WHAT THIS TASK INVOLVES: Omit pictures and quote the listing below line by line, from its start through the line that holds "w_fit_y = [0, 87.1]".

DATASET EXTRACT:
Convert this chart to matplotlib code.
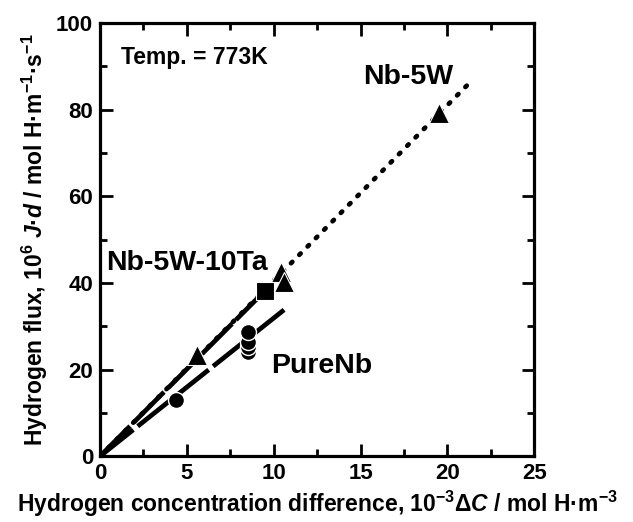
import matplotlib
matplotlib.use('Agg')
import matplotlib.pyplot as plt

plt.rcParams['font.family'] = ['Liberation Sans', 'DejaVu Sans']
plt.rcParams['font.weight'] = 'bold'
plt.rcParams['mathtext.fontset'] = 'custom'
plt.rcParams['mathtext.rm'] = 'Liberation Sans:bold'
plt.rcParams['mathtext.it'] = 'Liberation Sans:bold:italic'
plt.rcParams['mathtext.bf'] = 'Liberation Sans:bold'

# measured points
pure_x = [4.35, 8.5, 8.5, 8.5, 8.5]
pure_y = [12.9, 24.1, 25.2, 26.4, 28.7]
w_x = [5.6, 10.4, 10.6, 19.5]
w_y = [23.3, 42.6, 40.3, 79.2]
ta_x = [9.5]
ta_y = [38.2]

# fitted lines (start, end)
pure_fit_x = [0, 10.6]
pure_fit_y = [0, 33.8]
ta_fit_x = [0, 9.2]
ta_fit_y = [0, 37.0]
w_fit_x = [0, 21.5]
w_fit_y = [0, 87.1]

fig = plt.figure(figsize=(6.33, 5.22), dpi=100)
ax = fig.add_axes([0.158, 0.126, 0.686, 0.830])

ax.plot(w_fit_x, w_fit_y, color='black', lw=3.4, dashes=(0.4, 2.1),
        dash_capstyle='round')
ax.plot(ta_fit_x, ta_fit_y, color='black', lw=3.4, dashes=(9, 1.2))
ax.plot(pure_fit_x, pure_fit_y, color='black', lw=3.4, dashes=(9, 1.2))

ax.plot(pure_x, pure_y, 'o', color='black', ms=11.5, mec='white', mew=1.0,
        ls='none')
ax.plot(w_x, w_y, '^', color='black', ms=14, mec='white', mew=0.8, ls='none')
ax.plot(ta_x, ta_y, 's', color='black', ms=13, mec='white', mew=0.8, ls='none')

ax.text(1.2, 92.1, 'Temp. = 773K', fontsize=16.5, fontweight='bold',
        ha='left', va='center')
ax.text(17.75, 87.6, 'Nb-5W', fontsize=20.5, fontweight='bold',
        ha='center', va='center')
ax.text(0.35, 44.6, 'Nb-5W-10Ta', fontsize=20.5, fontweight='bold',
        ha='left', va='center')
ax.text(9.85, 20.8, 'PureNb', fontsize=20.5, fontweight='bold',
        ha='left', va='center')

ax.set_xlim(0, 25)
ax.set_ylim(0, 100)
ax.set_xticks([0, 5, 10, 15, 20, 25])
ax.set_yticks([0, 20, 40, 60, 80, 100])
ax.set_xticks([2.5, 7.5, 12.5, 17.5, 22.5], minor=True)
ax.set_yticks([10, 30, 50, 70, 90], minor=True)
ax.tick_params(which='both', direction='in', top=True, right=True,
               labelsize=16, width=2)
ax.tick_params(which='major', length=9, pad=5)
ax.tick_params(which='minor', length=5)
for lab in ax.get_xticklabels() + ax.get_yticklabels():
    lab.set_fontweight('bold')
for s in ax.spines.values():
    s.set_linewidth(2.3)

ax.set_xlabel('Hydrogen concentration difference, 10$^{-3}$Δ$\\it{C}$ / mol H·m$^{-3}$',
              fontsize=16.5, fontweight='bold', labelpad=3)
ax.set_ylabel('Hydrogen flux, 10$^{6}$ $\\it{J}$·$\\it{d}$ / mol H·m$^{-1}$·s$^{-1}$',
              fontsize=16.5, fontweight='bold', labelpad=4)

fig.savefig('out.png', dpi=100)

ANSWER BELOW:
Convert this chart to matplotlib code.
import matplotlib
matplotlib.use('Agg')
import matplotlib.pyplot as plt

plt.rcParams['font.family'] = ['Liberation Sans', 'DejaVu Sans']
plt.rcParams['font.weight'] = 'bold'
plt.rcParams['mathtext.fontset'] = 'custom'
plt.rcParams['mathtext.rm'] = 'Liberation Sans:bold'
plt.rcParams['mathtext.it'] = 'Liberation Sans:bold:italic'
plt.rcParams['mathtext.bf'] = 'Liberation Sans:bold'

# measured points
pure_x = [4.35, 8.5, 8.5, 8.5, 8.5]
pure_y = [12.9, 24.1, 25.2, 26.4, 28.7]
w_x = [5.6, 10.4, 10.6, 19.5]
w_y = [23.3, 42.6, 40.3, 79.2]
ta_x = [9.5]
ta_y = [38.2]

# fitted lines (start, end)
pure_fit_x = [0, 10.6]
pure_fit_y = [0, 33.8]
ta_fit_x = [0, 9.2]
ta_fit_y = [0, 37.0]
w_fit_x = [0, 21.5]
w_fit_y = [0, 87.1]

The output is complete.